YOUR INSTRUCTIONS >> Reproduce every line of the listing as written, apart from the pictures.
——
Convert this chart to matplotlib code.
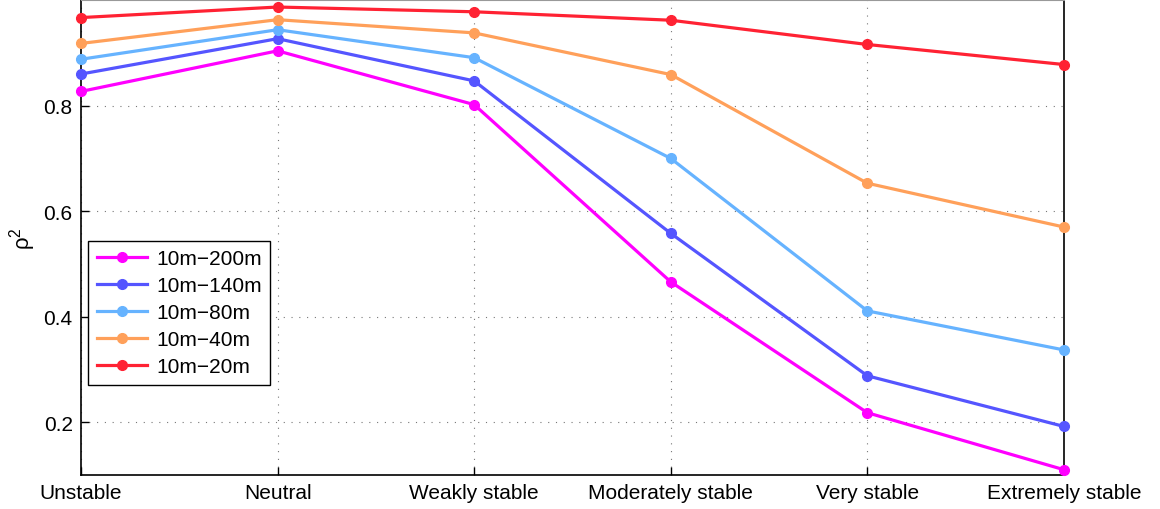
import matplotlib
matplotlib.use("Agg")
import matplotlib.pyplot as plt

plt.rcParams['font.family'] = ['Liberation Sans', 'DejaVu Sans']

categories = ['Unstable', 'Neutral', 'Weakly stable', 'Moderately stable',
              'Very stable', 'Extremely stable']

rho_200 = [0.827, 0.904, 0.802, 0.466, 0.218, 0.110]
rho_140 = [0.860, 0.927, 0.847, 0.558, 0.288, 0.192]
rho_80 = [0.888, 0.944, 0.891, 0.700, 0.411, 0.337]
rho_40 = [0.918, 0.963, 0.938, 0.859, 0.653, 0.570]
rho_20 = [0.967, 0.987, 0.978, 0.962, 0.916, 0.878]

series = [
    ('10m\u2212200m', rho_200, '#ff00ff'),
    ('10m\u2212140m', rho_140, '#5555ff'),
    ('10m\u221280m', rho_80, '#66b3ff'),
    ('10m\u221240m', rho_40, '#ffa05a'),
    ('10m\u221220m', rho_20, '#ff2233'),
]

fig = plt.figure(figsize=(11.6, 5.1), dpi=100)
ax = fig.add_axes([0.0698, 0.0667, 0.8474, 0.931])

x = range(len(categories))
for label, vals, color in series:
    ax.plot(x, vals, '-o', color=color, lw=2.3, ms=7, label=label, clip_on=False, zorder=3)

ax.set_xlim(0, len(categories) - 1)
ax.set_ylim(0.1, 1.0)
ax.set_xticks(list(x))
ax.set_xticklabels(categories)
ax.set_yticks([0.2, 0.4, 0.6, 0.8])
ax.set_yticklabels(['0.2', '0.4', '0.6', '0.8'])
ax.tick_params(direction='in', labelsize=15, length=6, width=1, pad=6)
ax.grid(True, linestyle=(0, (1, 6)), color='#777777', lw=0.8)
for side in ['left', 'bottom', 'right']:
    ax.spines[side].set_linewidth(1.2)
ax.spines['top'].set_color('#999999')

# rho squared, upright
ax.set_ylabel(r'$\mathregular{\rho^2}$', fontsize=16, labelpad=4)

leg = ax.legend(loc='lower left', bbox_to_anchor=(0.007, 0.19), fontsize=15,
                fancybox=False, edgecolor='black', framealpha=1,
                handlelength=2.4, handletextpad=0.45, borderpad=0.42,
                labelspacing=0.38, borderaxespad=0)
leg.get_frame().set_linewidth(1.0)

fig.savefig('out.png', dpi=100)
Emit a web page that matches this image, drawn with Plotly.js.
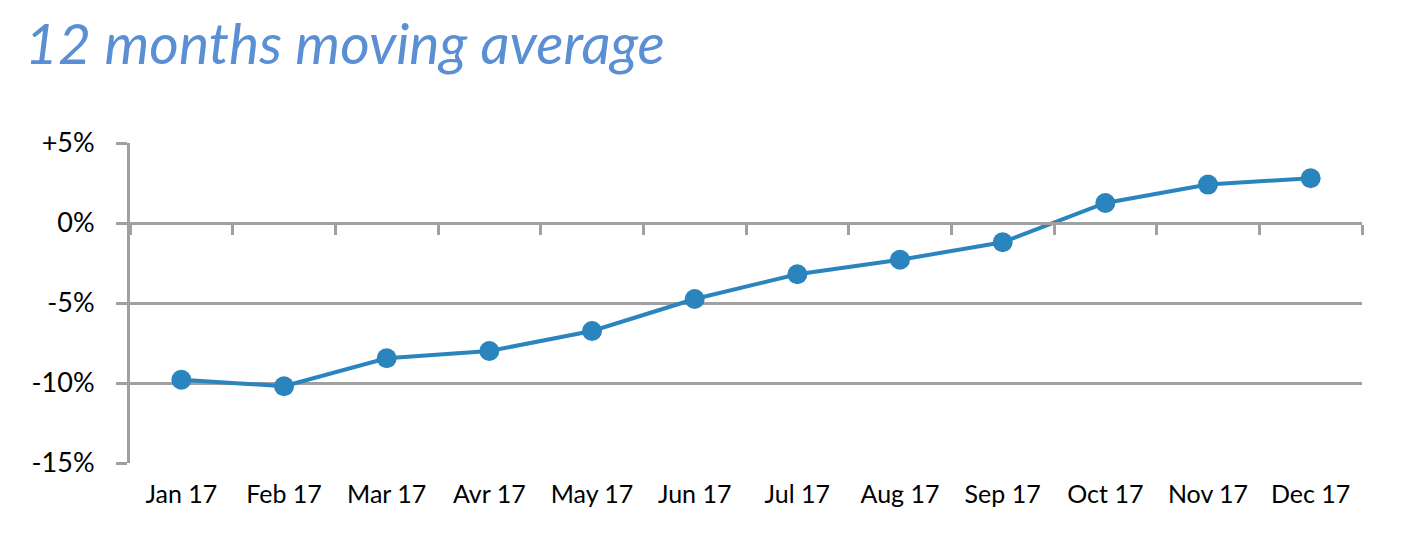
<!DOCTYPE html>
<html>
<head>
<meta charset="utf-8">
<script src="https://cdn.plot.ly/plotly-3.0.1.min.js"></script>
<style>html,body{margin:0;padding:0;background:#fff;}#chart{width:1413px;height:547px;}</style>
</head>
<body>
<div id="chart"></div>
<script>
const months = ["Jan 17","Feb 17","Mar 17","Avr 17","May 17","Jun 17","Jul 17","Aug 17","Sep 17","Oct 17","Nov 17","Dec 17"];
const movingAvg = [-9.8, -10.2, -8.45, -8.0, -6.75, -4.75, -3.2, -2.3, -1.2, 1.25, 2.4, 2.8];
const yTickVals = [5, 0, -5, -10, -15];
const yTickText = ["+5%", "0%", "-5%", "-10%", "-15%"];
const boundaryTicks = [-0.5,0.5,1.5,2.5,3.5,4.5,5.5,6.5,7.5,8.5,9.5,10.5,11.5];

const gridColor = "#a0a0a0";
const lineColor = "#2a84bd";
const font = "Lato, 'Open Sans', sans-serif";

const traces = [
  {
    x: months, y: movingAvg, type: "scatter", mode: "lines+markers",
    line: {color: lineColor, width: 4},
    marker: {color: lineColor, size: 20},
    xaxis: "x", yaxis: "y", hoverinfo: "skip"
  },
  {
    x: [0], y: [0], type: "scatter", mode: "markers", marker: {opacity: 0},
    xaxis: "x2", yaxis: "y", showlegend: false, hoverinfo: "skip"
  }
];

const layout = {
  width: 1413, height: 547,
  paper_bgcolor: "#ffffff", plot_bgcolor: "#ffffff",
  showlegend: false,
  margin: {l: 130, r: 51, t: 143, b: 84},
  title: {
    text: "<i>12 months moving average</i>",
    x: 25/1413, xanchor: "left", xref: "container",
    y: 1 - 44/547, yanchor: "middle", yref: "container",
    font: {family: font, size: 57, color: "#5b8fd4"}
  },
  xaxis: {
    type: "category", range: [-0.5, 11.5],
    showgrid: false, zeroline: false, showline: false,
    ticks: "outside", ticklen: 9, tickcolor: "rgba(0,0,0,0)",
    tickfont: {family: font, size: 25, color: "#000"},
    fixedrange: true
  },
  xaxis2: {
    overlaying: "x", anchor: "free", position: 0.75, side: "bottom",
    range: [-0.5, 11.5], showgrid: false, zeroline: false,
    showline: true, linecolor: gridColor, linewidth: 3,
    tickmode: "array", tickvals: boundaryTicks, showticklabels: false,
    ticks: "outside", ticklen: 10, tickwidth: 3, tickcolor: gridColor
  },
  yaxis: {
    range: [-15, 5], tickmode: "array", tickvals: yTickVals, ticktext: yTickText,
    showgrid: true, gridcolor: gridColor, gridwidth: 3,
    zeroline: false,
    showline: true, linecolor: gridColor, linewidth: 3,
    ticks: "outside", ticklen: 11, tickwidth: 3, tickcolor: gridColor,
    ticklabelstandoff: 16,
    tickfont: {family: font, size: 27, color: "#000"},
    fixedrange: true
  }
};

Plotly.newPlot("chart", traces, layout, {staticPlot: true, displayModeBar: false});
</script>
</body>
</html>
——
THE RESPONSE >>
Convert this chart to matplotlib code.
import matplotlib
matplotlib.use("Agg")
import matplotlib.pyplot as plt

plt.rcParams['font.family'] = ['Liberation Sans', 'DejaVu Sans']

categories = ['Unstable', 'Neutral', 'Weakly stable', 'Moderately stable',
              'Very stable', 'Extremely stable']

rho_200 = [0.827, 0.904, 0.802, 0.466, 0.218, 0.110]
rho_140 = [0.860, 0.927, 0.847, 0.558, 0.288, 0.192]
rho_80 = [0.888, 0.944, 0.891, 0.700, 0.411, 0.337]
rho_40 = [0.918, 0.963, 0.938, 0.859, 0.653, 0.570]
rho_20 = [0.967, 0.987, 0.978, 0.962, 0.916, 0.878]

series = [
    ('10m\u2212200m', rho_200, '#ff00ff'),
    ('10m\u2212140m', rho_140, '#5555ff'),
    ('10m\u221280m', rho_80, '#66b3ff'),
    ('10m\u221240m', rho_40, '#ffa05a'),
    ('10m\u221220m', rho_20, '#ff2233'),
]

fig = plt.figure(figsize=(11.6, 5.1), dpi=100)
ax = fig.add_axes([0.0698, 0.0667, 0.8474, 0.931])

x = range(len(categories))
for label, vals, color in series:
    ax.plot(x, vals, '-o', color=color, lw=2.3, ms=7, label=label, clip_on=False, zorder=3)

ax.set_xlim(0, len(categories) - 1)
ax.set_ylim(0.1, 1.0)
ax.set_xticks(list(x))
ax.set_xticklabels(categories)
ax.set_yticks([0.2, 0.4, 0.6, 0.8])
ax.set_yticklabels(['0.2', '0.4', '0.6', '0.8'])
ax.tick_params(direction='in', labelsize=15, length=6, width=1, pad=6)
ax.grid(True, linestyle=(0, (1, 6)), color='#777777', lw=0.8)
for side in ['left', 'bottom', 'right']:
    ax.spines[side].set_linewidth(1.2)
ax.spines['top'].set_color('#999999')

# rho squared, upright
ax.set_ylabel(r'$\mathregular{\rho^2}$', fontsize=16, labelpad=4)

leg = ax.legend(loc='lower left', bbox_to_anchor=(0.007, 0.19), fontsize=15,
                fancybox=False, edgecolor='black', framealpha=1,
                handlelength=2.4, handletextpad=0.45, borderpad=0.42,
                labelspacing=0.38, borderaxespad=0)
leg.get_frame().set_linewidth(1.0)

fig.savefig('out.png', dpi=100)
Emit a web page that matches this image, drawn with Plotly.js.
<!DOCTYPE html>
<html>
<head>
<meta charset="utf-8">
<script src="https://cdn.plot.ly/plotly-3.0.1.min.js"></script>
<style>html,body{margin:0;padding:0;background:#fff;}#chart{width:1413px;height:547px;}</style>
</head>
<body>
<div id="chart"></div>
<script>
const months = ["Jan 17","Feb 17","Mar 17","Avr 17","May 17","Jun 17","Jul 17","Aug 17","Sep 17","Oct 17","Nov 17","Dec 17"];
const movingAvg = [-9.8, -10.2, -8.45, -8.0, -6.75, -4.75, -3.2, -2.3, -1.2, 1.25, 2.4, 2.8];
const yTickVals = [5, 0, -5, -10, -15];
const yTickText = ["+5%", "0%", "-5%", "-10%", "-15%"];
const boundaryTicks = [-0.5,0.5,1.5,2.5,3.5,4.5,5.5,6.5,7.5,8.5,9.5,10.5,11.5];

const gridColor = "#a0a0a0";
const lineColor = "#2a84bd";
const font = "Lato, 'Open Sans', sans-serif";

const traces = [
  {
    x: months, y: movingAvg, type: "scatter", mode: "lines+markers",
    line: {color: lineColor, width: 4},
    marker: {color: lineColor, size: 20},
    xaxis: "x", yaxis: "y", hoverinfo: "skip"
  },
  {
    x: [0], y: [0], type: "scatter", mode: "markers", marker: {opacity: 0},
    xaxis: "x2", yaxis: "y", showlegend: false, hoverinfo: "skip"
  }
];

const layout = {
  width: 1413, height: 547,
  paper_bgcolor: "#ffffff", plot_bgcolor: "#ffffff",
  showlegend: false,
  margin: {l: 130, r: 51, t: 143, b: 84},
  title: {
    text: "<i>12 months moving average</i>",
    x: 25/1413, xanchor: "left", xref: "container",
    y: 1 - 44/547, yanchor: "middle", yref: "container",
    font: {family: font, size: 57, color: "#5b8fd4"}
  },
  xaxis: {
    type: "category", range: [-0.5, 11.5],
    showgrid: false, zeroline: false, showline: false,
    ticks: "outside", ticklen: 9, tickcolor: "rgba(0,0,0,0)",
    tickfont: {family: font, size: 25, color: "#000"},
    fixedrange: true
  },
  xaxis2: {
    overlaying: "x", anchor: "free", position: 0.75, side: "bottom",
    range: [-0.5, 11.5], showgrid: false, zeroline: false,
    showline: true, linecolor: gridColor, linewidth: 3,
    tickmode: "array", tickvals: boundaryTicks, showticklabels: false,
    ticks: "outside", ticklen: 10, tickwidth: 3, tickcolor: gridColor
  },
  yaxis: {
    range: [-15, 5], tickmode: "array", tickvals: yTickVals, ticktext: yTickText,
    showgrid: true, gridcolor: gridColor, gridwidth: 3,
    zeroline: false,
    showline: true, linecolor: gridColor, linewidth: 3,
    ticks: "outside", ticklen: 11, tickwidth: 3, tickcolor: gridColor,
    ticklabelstandoff: 16,
    tickfont: {family: font, size: 27, color: "#000"},
    fixedrange: true
  }
};

Plotly.newPlot("chart", traces, layout, {staticPlot: true, displayModeBar: false});
</script>
</body>
</html>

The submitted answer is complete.